PROBLEM TO SOLVE: Retype word for word the first line of the listing and each line after it up to the line with "import * as", with the pictures taken out.

· · · · · · ·

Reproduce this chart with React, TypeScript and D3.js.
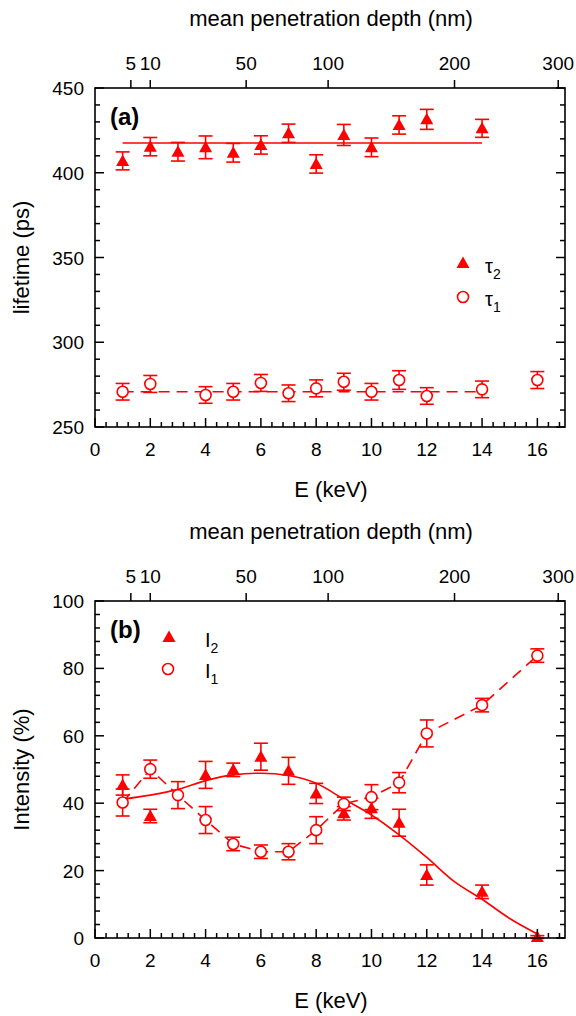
import React from "react";
import * as d3 from "d3";

// ---------- data ----------
const E_TAU2 = [1, 2, 3, 4, 5, 6, 7, 8, 9, 10, 11, 12, 14];
const TAU2 = [407, 415.4, 412.4, 415, 411.8, 416.4, 423.3, 405.2, 422.3, 415, 428.2, 431.5, 426.2];
const TAU2_ERR = [5.3, 5.4, 5.5, 6.7, 5.5, 5.4, 5.4, 5.4, 6.2, 5.5, 5.4, 5.9, 5.3];
const E_TAU1 = [1, 2, 4, 5, 6, 7, 8, 9, 10, 11, 12, 14, 16];
const TAU1 = [270.8, 275.4, 268.9, 270.8, 276, 269.9, 272.8, 276.7, 270.8, 277.7, 268.3, 272.2, 277.7];
const TAU1_ERR = [4.9, 5, 4.9, 4.9, 5, 4.9, 5, 5, 4.9, 5.5, 4.9, 4.9, 5];
const TAU_FIT_E = [1, 14];
const TAU2_FIT = 417.6;
const TAU1_FIT = 270.8;

const E_I2 = [1, 2, 4, 5, 6, 7, 8, 9, 10, 11, 12, 14, 16];
const I2 = [45.4, 36.2, 48.4, 49.9, 53.8, 49.6, 42.9, 37.0, 38.5, 34.2, 18.7, 13.7, 0.3];
const I2_ERR = [3, 2, 4, 2, 4, 4, 3, 2, 3, 4, 3, 2, 0.4];
const E_I1 = [1, 2, 3, 4, 5, 6, 7, 8, 9, 10, 11, 12, 14, 16];
const I1 = [40.2, 50.1, 42.4, 35.0, 27.9, 25.6, 25.6, 32.0, 39.8, 41.8, 46.1, 60.7, 69.1, 83.8];
const I1_ERR = [4, 2.7, 4, 4, 2, 2, 2.4, 4, 2, 3.7, 3, 4, 2, 2];
const FIT_E = [1, 2, 3, 4, 5, 6, 7, 8, 9, 10, 11, 12, 13, 14, 15, 16];
const FIT_I2 = [41.2, 42.4, 44.1, 46.7, 48.4, 48.9, 48.2, 45.9, 41.2, 36.5, 30.6, 23.9, 16.7, 11.5, 5.8, 1.2];

const X_TICKS = [0, 2, 4, 6, 8, 10, 12, 14, 16];
const DEPTH_TICKS = [5, 10, 50, 100, 200, 300];
const TAU_TICKS = [250, 300, 350, 400, 450];
const INT_TICKS = [0, 20, 40, 60, 80, 100];
const DEPTH_COEF = 3.3; // depth = coef * E^1.6

const RED = "#ff0000";
const FONT = "'Liberation Sans', Arial, sans-serif";

const X0 = 95, X1 = 565;

function depthToE(d: number) {
  return Math.pow(d / DEPTH_COEF, 1 / 1.6);
}

function Tri({ x, y }: { x: number; y: number }) {
  const s = 6.5;
  return <path d={`M${x},${y - s}L${x + s},${y + 5}L${x - s},${y + 5}Z`} fill={RED} />;
}

function Panel({ yTop, yBot, yDomain, yTicks, yMinor, xMinor, label, yLabel, children }: any) {
  const x = d3.scaleLinear().domain([0, 17]).range([X0, X1]);
  const y = d3.scaleLinear().domain(yDomain).range([yBot, yTop]);
  const minorX = d3.range(0, 17.0001, xMinor);
  const minorY = d3.range(yDomain[0], yDomain[1] + 0.0001, yMinor);
  return (
    <g>
      {children(x, y)}
      {/* frame */}
      <rect x={X0} y={yTop} width={X1 - X0} height={yBot - yTop} fill="none" stroke="#000" strokeWidth={1.6} />
      {/* bottom ticks */}
      {minorX.map((v, i) => {
        const major = Math.abs(v / 2 - Math.round(v / 2)) < 1e-6;
        return <line key={"bx" + i} x1={x(v)} x2={x(v)} y1={yBot} y2={yBot - (major ? 9 : 5)} stroke="#000" strokeWidth={1.5} />;
      })}
      {X_TICKS.map((v) => (
        <text key={"bxl" + v} x={x(v)} y={yBot + 29} textAnchor="middle" fontSize={19} fontFamily={FONT}>{v}</text>
      ))}
      {/* left/right ticks */}
      {minorY.map((v, i) => {
        const major = yTicks.some((t: number) => Math.abs(t - v) < 1e-6);
        const len = major ? 9 : 5;
        return (
          <g key={"yt" + i}>
            <line x1={X0} x2={X0 + len} y1={y(v)} y2={y(v)} stroke="#000" strokeWidth={1.5} />
            <line x1={X1} x2={X1 - len} y1={y(v)} y2={y(v)} stroke="#000" strokeWidth={1.5} />
          </g>
        );
      })}
      {yTicks.map((v: number) => (
        <text key={"yl" + v} x={84} y={y(v) + 7} textAnchor="end" fontSize={19} fontFamily={FONT}>{v}</text>
      ))}
      {/* top depth axis */}
      {DEPTH_TICKS.map((d) => (
        <g key={"dt" + d}>
          <line x1={x(depthToE(d))} x2={x(depthToE(d))} y1={yTop} y2={yTop - 8} stroke="#000" strokeWidth={1.5} />
          <text x={x(depthToE(d))} y={yTop - 18} textAnchor="middle" fontSize={19} fontFamily={FONT}>{d}</text>
        </g>
      ))}
      <text x={(X0 + X1) / 2 + 1} y={yTop - 62} textAnchor="middle" fontSize={22} fontFamily={FONT}>mean penetration depth (nm)</text>
      <text x={(X0 + X1) / 2 + 1} y={yBot + 70} textAnchor="middle" fontSize={22} fontFamily={FONT}>E (keV)</text>
      <text transform={`translate(29,${(yTop + yBot) / 2}) rotate(-90)`} textAnchor="middle" fontSize={22} fontFamily={FONT}>{yLabel}</text>
      <text x={110} y={yTop + 37} fontSize={24} fontWeight="bold" fontFamily={FONT}>{label}</text>
    </g>
  );
}

function ErrBar({ x, y, v, e }: any) {
  const cx = x, y1 = y(v - e), y2 = y(v + e);
  return (
    <g stroke={RED} strokeWidth={1.6}>
      <line x1={cx} x2={cx} y1={y1} y2={y2} />
      <line x1={cx - 7} x2={cx + 7} y1={y1} y2={y1} />
      <line x1={cx - 7} x2={cx + 7} y1={y2} y2={y2} />
    </g>
  );
}

export default function App() {
  return (
    <svg width={576} height={1016} style={{ position: "absolute", left: 0, top: 0, background: "#fff" }}>
      <rect width={576} height={1016} fill="#fff" />
      <Panel yTop={88} yBot={427} yDomain={[250, 450]} yTicks={TAU_TICKS} yMinor={10} xMinor={0.4} label="(a)" yLabel="lifetime (ps)">
        {(x: any, y: any) => (
          <g>
            <line x1={x(TAU_FIT_E[0])} x2={x(TAU_FIT_E[1])} y1={y(TAU2_FIT)} y2={y(TAU2_FIT)} stroke={RED} strokeWidth={1.5} />
            <line x1={x(TAU_FIT_E[0])} x2={x(TAU_FIT_E[1])} y1={y(TAU1_FIT)} y2={y(TAU1_FIT)} stroke={RED} strokeWidth={1.5} strokeDasharray="11,7" />
            {E_TAU2.map((e, i) => <ErrBar key={"e2" + i} x={x(e)} y={y} v={TAU2[i]} e={TAU2_ERR[i]} />)}
            {E_TAU1.map((e, i) => <ErrBar key={"e1" + i} x={x(e)} y={y} v={TAU1[i]} e={TAU1_ERR[i]} />)}
            {E_TAU2.map((e, i) => <Tri key={"t2" + i} x={x(e)} y={y(TAU2[i])} />)}
            {E_TAU1.map((e, i) => <circle key={"c1" + i} cx={x(e)} cy={y(TAU1[i])} r={5.5} fill="#fff" stroke={RED} strokeWidth={1.6} />)}
            {/* legend */}
            <Tri x={463} y={263} />
            <text x={485} y={273} fontSize={20} fontFamily={FONT}>τ<tspan fontSize={14} dy={6}>2</tspan></text>
            <circle cx={463} cy={297} r={5.5} fill="#fff" stroke={RED} strokeWidth={1.6} />
            <text x={485} y={306} fontSize={20} fontFamily={FONT}>τ<tspan fontSize={14} dy={6}>1</tspan></text>
          </g>
        )}
      </Panel>
      <Panel yTop={601} yBot={938} yDomain={[0, 100]} yTicks={INT_TICKS} yMinor={4} xMinor={0.4} label="(b)" yLabel="Intensity (%)">
        {(x: any, y: any) => {
          const fit = d3.line<number>().x((_, i) => x(FIT_E[i])).y((d) => y(d)).curve(d3.curveMonotoneX);
          const dash = d3.line<number>().x((_, i) => x(E_I1[i])).y((d) => y(d));
          return (
            <g>
              <path d={fit(FIT_I2) || ""} fill="none" stroke={RED} strokeWidth={1.6} />
              <path d={dash(I1) || ""} fill="none" stroke={RED} strokeWidth={1.6} strokeDasharray="11,7" />
              {E_I2.map((e, i) => <ErrBar key={"b2" + i} x={x(e)} y={y} v={I2[i]} e={I2_ERR[i]} />)}
              {E_I1.map((e, i) => <ErrBar key={"b1" + i} x={x(e)} y={y} v={I1[i]} e={I1_ERR[i]} />)}
              {E_I2.map((e, i) => <Tri key={"bt" + i} x={x(e)} y={y(I2[i])} />)}
              {E_I1.map((e, i) => <circle key={"bc" + i} cx={x(e)} cy={y(I1[i])} r={5.5} fill="#fff" stroke={RED} strokeWidth={1.6} />)}
              <Tri x={169} y={637} />
              <text x={205} y={647} fontSize={20} fontFamily={FONT}>I<tspan fontSize={14} dy={6}>2</tspan></text>
              <circle cx={168} cy={669} r={5.5} fill="#fff" stroke={RED} strokeWidth={1.6} />
              <text x={205} y={678} fontSize={20} fontFamily={FONT}>I<tspan fontSize={14} dy={6}>1</tspan></text>
            </g>
          );
        }}
      </Panel>
    </svg>
  );
}
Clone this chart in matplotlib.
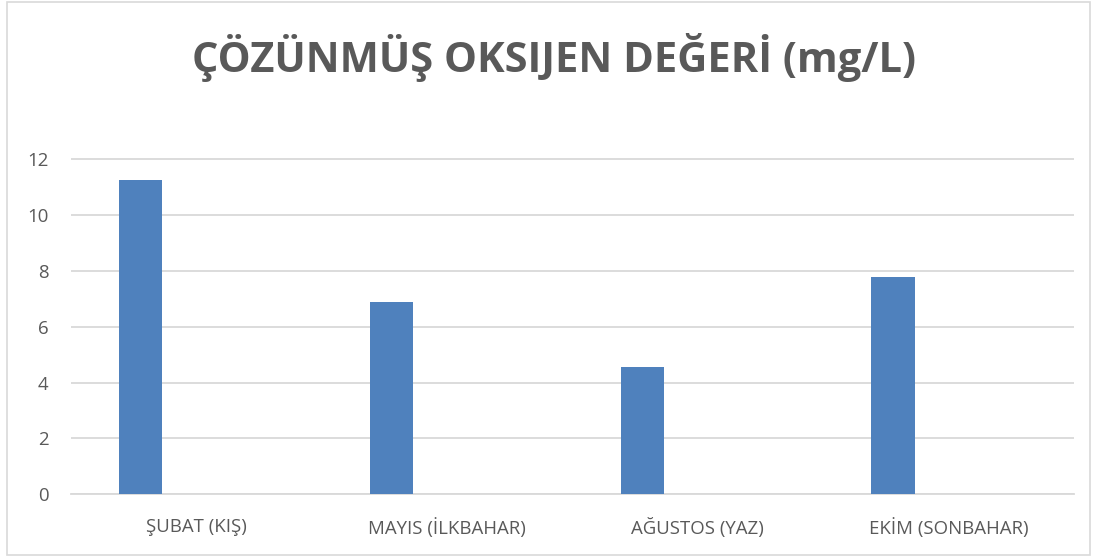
import numpy as np
import matplotlib
matplotlib.use("Agg")
import matplotlib.pyplot as plt
from matplotlib.patches import Rectangle

# veriler
mevsimler = ["ŞUBAT (KIŞ)", "MAYIS (İLKBAHAR)", "AĞUSTOS (YAZ)", "EKİM (SONBAHAR)"]
oksijen = [11.25, 6.9, 4.56, 7.8]
y_ticks = [0, 2, 4, 6, 8, 10, 12]
baslik = "ÇÖZÜNMÜŞ OKSIJEN DEĞERİ (mg/L)"

yazi_rengi = "#595959"
izgara_rengi = "#d9d9d9"
cubuk_rengi = "#4f81bd"

plt.rcParams['font.family'] = ['Open Sans', 'DejaVu Sans']

W, H = 1095, 557
fig = plt.figure(figsize=(W / 100, H / 100), dpi=100)

# cizim alani (piksel olcumlerinden)
sol, sag = 70.7, 1074.0
alt, ust = 494.3, 157.9
ax = fig.add_axes([sol / W, 1 - alt / H, (sag - sol) / W, (alt - ust) / H])

x = np.arange(len(mevsimler))
ax.bar(x - 0.221, oksijen, width=0.173, color=cubuk_rengi, zorder=3)

ax.set_xlim(-0.5, len(mevsimler) - 0.5)
ax.set_ylim(0, 12.05)
ax.set_yticks(y_ticks)
ax.set_xticks(x)
ax.set_xticklabels(mevsimler)

ax.yaxis.grid(True, color=izgara_rengi, linewidth=1.3, zorder=0)
ax.set_axisbelow(True)
for s in ["top", "right", "left"]:
    ax.spines[s].set_visible(False)
ax.spines["bottom"].set_color(izgara_rengi)
ax.spines["bottom"].set_linewidth(1.3)

ax.tick_params(axis="both", length=0, labelsize=13.4, labelcolor=yazi_rengi)
ax.tick_params(axis="y", pad=16)
ax.tick_params(axis="x", pad=17)

fig.text(0.506, 1 - 57 / H, baslik, ha="center", va="center",
         fontsize=30, fontweight="bold", color=yazi_rengi)

# grafik cercevesi
fig.patches.append(Rectangle((7 / W, 2 / H), (1090 - 7) / W, (H - 4) / H,
                             transform=fig.transFigure, fill=False,
                             edgecolor=izgara_rengi, linewidth=1.2))

fig.savefig("out.png", dpi=100, facecolor="white")
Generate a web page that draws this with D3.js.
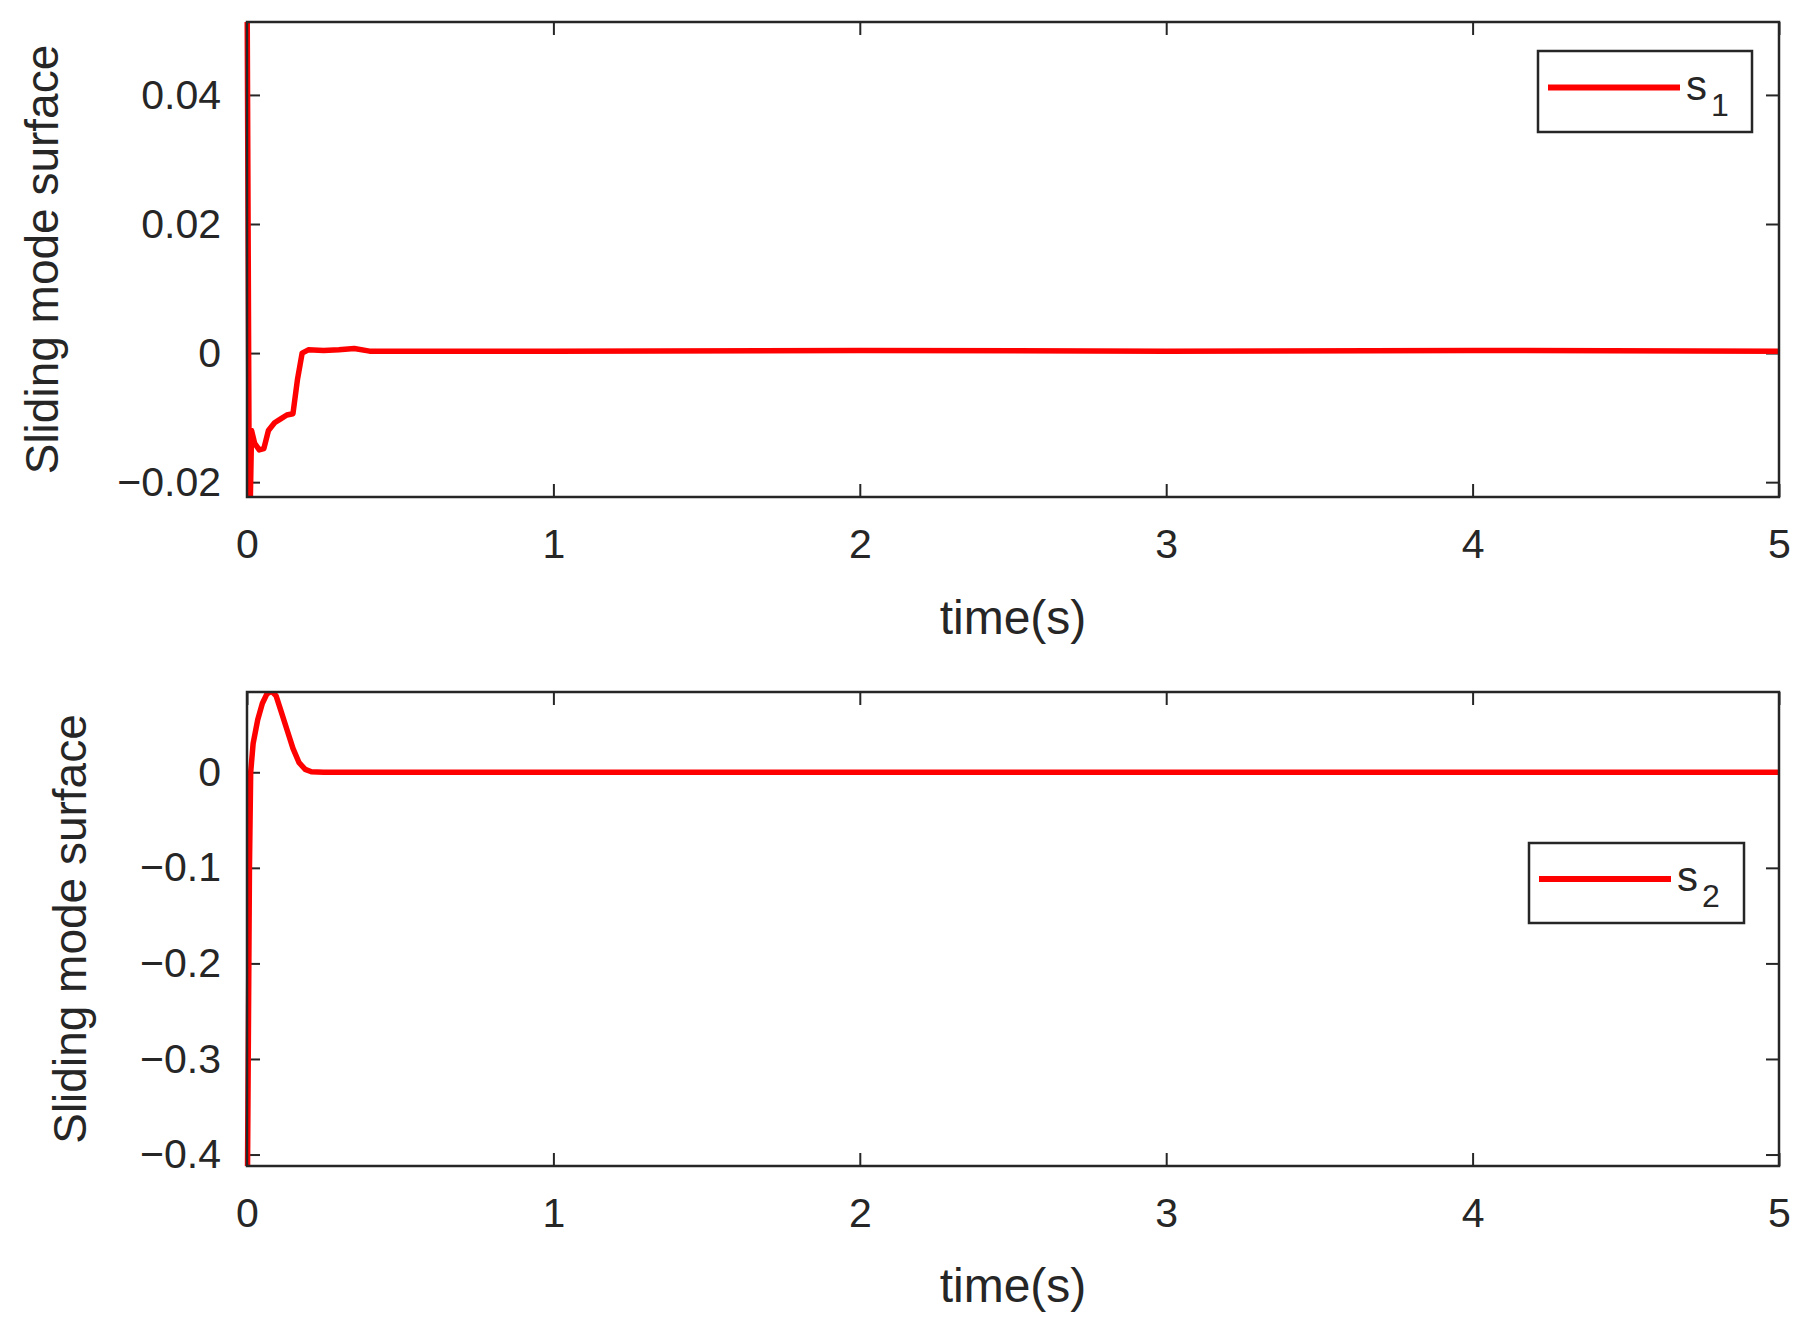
<!DOCTYPE html><html><head><meta charset="utf-8"><script src="https://cdn.jsdelivr.net/npm/d3@7"></script>
<style>body{margin:0;background:#fff}text{font-family:Arial,"Liberation Sans",sans-serif;fill:#262626}</style></head><body>
<svg id="c" width="1817" height="1328"></svg>
<script>
const xTicks=[0,1,2,3,4,5];
const s1Time=[0,0.008,0.015,0.025,0.04,0.055,0.07,0.09,0.11,0.13,0.15,0.165,0.18,0.2,0.25,0.3,0.35,0.4,0.6,1,2,3,4,5];
const s1Vals=[0.06,-0.03,-0.012,-0.014,-0.015,-0.0148,-0.012,-0.0108,-0.0102,-0.0096,-0.0094,-0.004,0,0.0005,0.0004,0.0005,0.0007,0.0003,0.0003,0.0003,0.0004,0.0003,0.0004,0.0003];
const s1Ticks=[-0.02,0,0.02,0.04];
const s2Time=[0,0.004,0.008,0.012,0.02,0.035,0.05,0.065,0.08,0.095,0.11,0.13,0.15,0.17,0.19,0.21,0.25,0.3,1,2,3,4,5];
const s2Vals=[-0.5,-0.3,-0.1,0.0,0.03,0.055,0.072,0.082,0.085,0.08,0.065,0.045,0.025,0.01,0.003,0.0005,0,0,0,0,0,0,0];
const s2Ticks=[-0.4,-0.3,-0.2,-0.1,0];
const svg=d3.select("#c");
function panel(o){
  const {top,bottom,yDom,yTicks,xs,ys,sub,leg,ylx,xlab}=o;
  const L=247,R=1779;
  const x=d3.scaleLinear().domain([0,5]).range([L,R]);
  const y=d3.scaleLinear().domain(yDom).range([bottom,top]);
  const g=svg.append("g");
  const id="clip"+sub;
  g.append("clipPath").attr("id",id).append("rect").attr("x",L-6).attr("y",top).attr("width",R-L+6).attr("height",bottom-top);
  const tl=13;
  const ax=(gen,tr)=>{const a=g.append("g").attr("transform",tr).call(gen);a.select(".domain").remove();a.selectAll("line").attr("stroke","#262626").attr("stroke-width",2);return a;};
  const xb=ax(d3.axisBottom(x).tickValues(xTicks).tickSize(-tl).tickPadding(32).tickFormat(d3.format("d")),`translate(0,${bottom})`);
  xb.selectAll("text").attr("font-size",41).attr("fill","#262626");
  ax(d3.axisTop(x).tickValues(xTicks).tickSize(-tl).tickFormat(""),`translate(0,${top})`);
  const yl=ax(d3.axisLeft(y).tickValues(yTicks).tickSize(-tl).tickPadding(26).tickFormat(d=>d===0?"0":d3.format("")(d).replace("-","\u2212")),`translate(${L},0)`);
  yl.selectAll("text").attr("font-size",41).attr("fill","#262626");
  ax(d3.axisRight(y).tickValues(yTicks).tickSize(-tl).tickFormat(""),`translate(${R},0)`);
  g.append("path").datum(xs.map((t,i)=>[t,ys[i]])).attr("clip-path",`url(#${id})`).attr("fill","none").attr("stroke","#ff0000").attr("stroke-width",5.5).attr("stroke-linejoin","round").attr("d",d3.line().x(d=>x(d[0])).y(d=>y(d[1])));
  g.append("rect").attr("x",L).attr("y",top).attr("width",R-L).attr("height",bottom-top).attr("fill","none").attr("stroke","#262626").attr("stroke-width",2.5);
  g.append("text").attr("x",(L+R)/2).attr("y",xlab).attr("text-anchor","middle").attr("font-size",48).text("time(s)");
  g.append("text").attr("transform",`translate(${ylx},${(top+bottom)/2}) rotate(-90)`).attr("text-anchor","middle").attr("font-size",46).text("Sliding mode surface");
  const [lx,ly,lw,lh]=leg;
  g.append("rect").attr("x",lx).attr("y",ly).attr("width",lw).attr("height",lh).attr("fill","#fff").attr("stroke","#262626").attr("stroke-width",2.5);
  g.append("line").attr("x1",lx+10).attr("x2",lx+142).attr("y1",ly+lh/2-4).attr("y2",ly+lh/2-4).attr("stroke","#ff0000").attr("stroke-width",6);
  const t=g.append("text").attr("x",lx+148).attr("y",ly+lh/2+8).attr("font-size",42);
  t.append("tspan").text("s");
  t.append("tspan").attr("dy",16).attr("dx",4).attr("font-size",32).text(sub);
}
panel({top:22,bottom:497,yDom:[-0.0223,0.0513],yTicks:s1Ticks,xs:s1Time,ys:s1Vals,sub:"1",leg:[1538,51,214,81],ylx:58,xlab:634});
panel({top:692,bottom:1166,yDom:[-0.412,0.084],yTicks:s2Ticks,xs:s2Time,ys:s2Vals,sub:"2",leg:[1529,843,215,80],ylx:86,xlab:1302});
</script></body></html>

· · · · · · ·

RESPONSE:
Reproduce this chart with React, TypeScript and D3.js.
import React from "react";
import * as d3 from "d3";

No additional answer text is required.